PETA Calls For Police Investigation After Monkey Dies in Unattended, Hot Van at UC-Davis
For Immediate Release:
September 19, 2023
Contact:
Tasgola Bruner 202-483-7382
Please see the following statement from PETA Vice President Dr. Alka Chandna regarding the death of a monkey who was left caged and unattended in a sweltering van by University of California–Davis staffers:
Obscenely incompetent staff at the University of California–Davis killed a monkey by leaving her to roast inside a closed van with a heater blasting 130-degree air directly into her steel cage for up to 90 minutes. PETA is strongly urging the Yolo County Sheriff’s Office to investigate this apparent violation of California’s law against cruelty to animals, which includes provisions against leaving an animal in a hot vehicle.
According to an external review of the incident obtained by PETA, on May 12 university staff took two monkeys from the California National Primate Research Center to a secondary facility for an experiment.

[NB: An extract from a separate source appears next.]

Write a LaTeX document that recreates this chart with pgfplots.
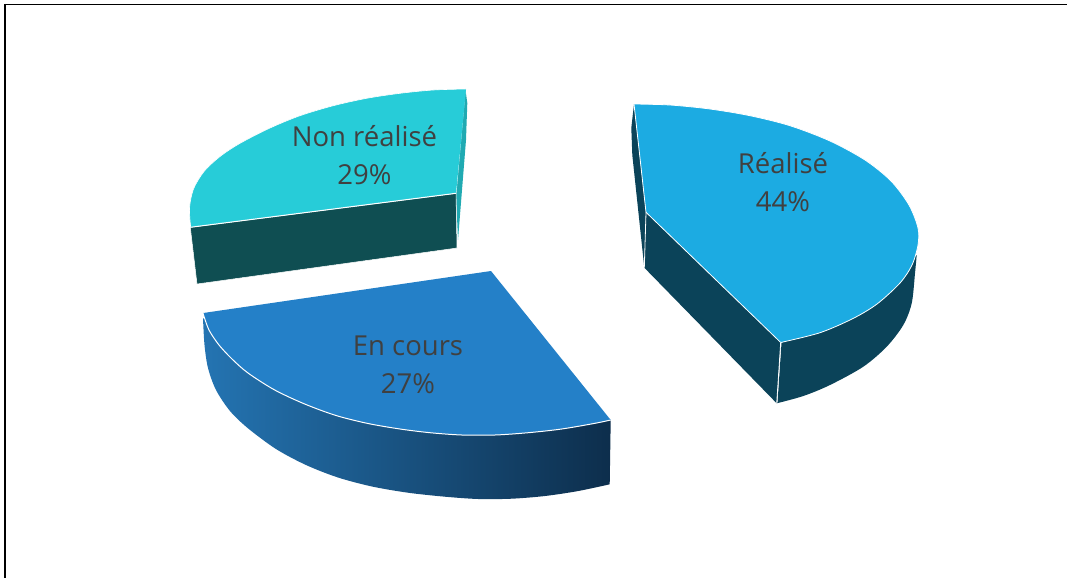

Staff took one monkey inside but left the second, a female rhesus macaque, in a stainless-steel cage in the van. Despite mild temperatures, staff turned on a heater in the van, blowing hot air into the cage below. Staff then abandoned the van and the monkey for up to 90 minutes as the temperature climbed to 110 degrees.
UC-Davis should redirect its resources toward modern, non-animal research methods that don’t kill animals and will actually help humans, and we urge officials there to adopt PETA’s Research Modernization Deal.